Первого сентября после одного урока, так называемого "урока мира", мой новый класс и я вместе с ним поехали в Павловск. В Павловский парк. Гулять. Был откуда-то взят профессиональный экскурсовод по Павловскому парку. Но мы его не особо слушали. Мои новые одноклассники после летней разлуки живо беседовали друг с другом, делясь своими впечатлениями от прошедшего лета. Новеньким в классе был не я один, так что я не оказался одиночкой в разбившемся на группы классе. Кроме меня новеньким был Вадик Соколов. Мы с ним и общались. В основном. Но талант нашего сопровождающего-экскурсовода был велик, так что ему удавалось всё-таки временами привлечь наше внимание к местам, которыми мы проходили. И мы все вместе оценивали красоту окружающей нас природы. Эта милая экскурсия запала мне в душу на всю жизнь.
В 10-ом классе у меня, естественно, был и урок французского языка. Так вот, "Окунь" (так называли учителя-француза Леонида Исааковича за его выпученные глаза) был философом. И как философ, он на своих уроках меня игнорировал, поняв, что по французскому я абсолютный ноль, и ставил мне автоматом пятёрки, так что я мог не тратить зря время на изучение с нуля французского языка, и "Окунь" не тратил на уроках своё время на меня, сосредоточившись на обучении остальных учеников класса, бывших ему родными, то есть таких, кто обучался у него в классе французскому языку много лет. Забегая вперёд скажу, что и на выпускном экзамене по французскому языку "Окунь" подозвал меня отвечать именно ему, так что имея ноль знаний по французскому, я получил пятёрку в аттестате!
По традиции я учебники не читал и в 10-ом классе. Даже не открывал, так как разрисовывать уже не собирался, потому что вырос. Так что в аттестате я по литературе получил законную тройку, по русскому - четвёрку, а по математике и физике - также четвёрки.
Учёба в вузах
Макаровка
Ну вот, я школу и окончил. Так и не нажив настоящих школьных друзей. Пора определяться окончательно, куда пойти учиться дальше. Конечно же, в Макаровку на судоводительский факультет. Не в Горный же. Макаровка ведь престижней. Ну и что, что в неё большой конкурс на мой факультет. Если похожу на подготовительные курсы при Макаровке, то точно поступлю, ведь отец поможет-поднатаскает меня по типовым экзаменационным заданиям что по математике, что по физике. А сочинение как-нибудь напишу, лишь бы без ошибок. А в Горный пусть идут все остальные Павловы. Кроме профессора Горного института Павлова Александра Викентьевича (моего дяди Саши), его обоих сыновей Игоря и Серёжи, тёти Надины, в нём уже отучились сын тёти Сони (сестры бабушки Тони) дядя Юра, учится моя кузина Анка, а на следующий год точно будут поступать кузина Настя и троюродная сестра Маша (внучка тёти Сони), а ещё через год - Витя (сын Игоря). Все они Павловы. Так что впору переименовывать Горный институт имени Плеханова в Горный имени Павловых. Это такая шутка. А ещё учился в Горном мой дядя Володя Малахов (мамин кузен, то есть сын бабушки Томы). В общем, я не пошёл поступать в Горный. Мне не важна была протекция дяди Саши, профессора Горного, при поступлении, так как я и так хорошо учился в школе (так я считал) и достоин поступления в более престижный вуз. Тут ещё следует отметить ещё раз, что моя семья стояла как бы особняком в большом клане Павловых, и я не ощущал династического единства с кланом в выборе места учёбы.

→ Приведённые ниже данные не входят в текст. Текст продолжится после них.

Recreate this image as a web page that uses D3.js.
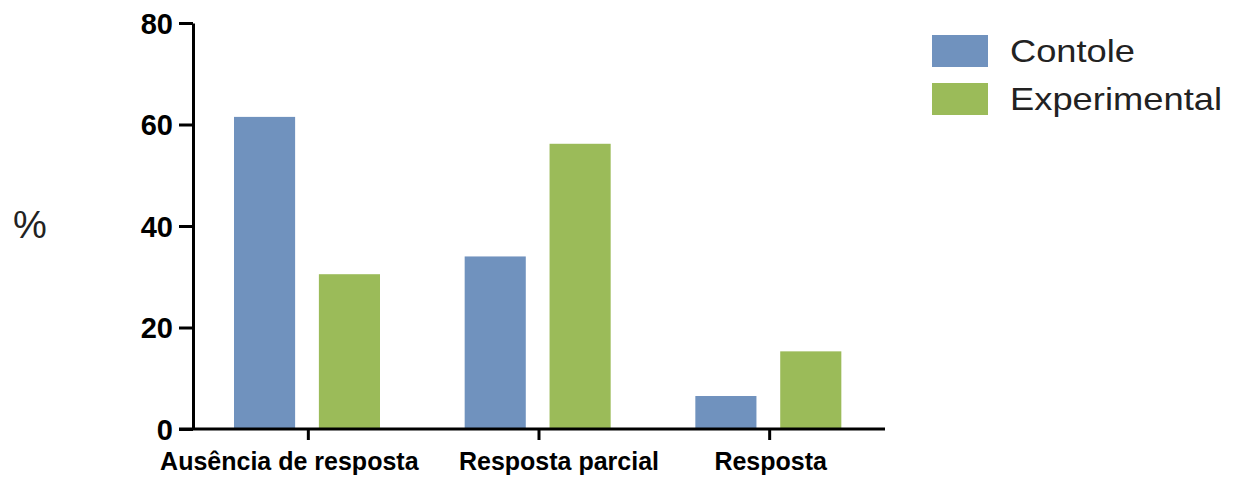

– Правильно, правильно, - утверждала меня мать в моём решении поступать в Макаровку.
– Мы ещё утрём носы всем Павловым: ты будешь плавать! А не землю рыть!
Я честолюбиво был рад оправдать надежды матери. Я хотел её приодеть в заморские тряпки, раз отец не в состоянии этого сделать сам как простой советский инженер. Да и самому мне хотелось приодеться в джинсу. Вот такой вот меркантильный интерес при выборе будущей профессии! Морская романтика по боку на втором плане. Но со счетов она мной не сбрасывалась.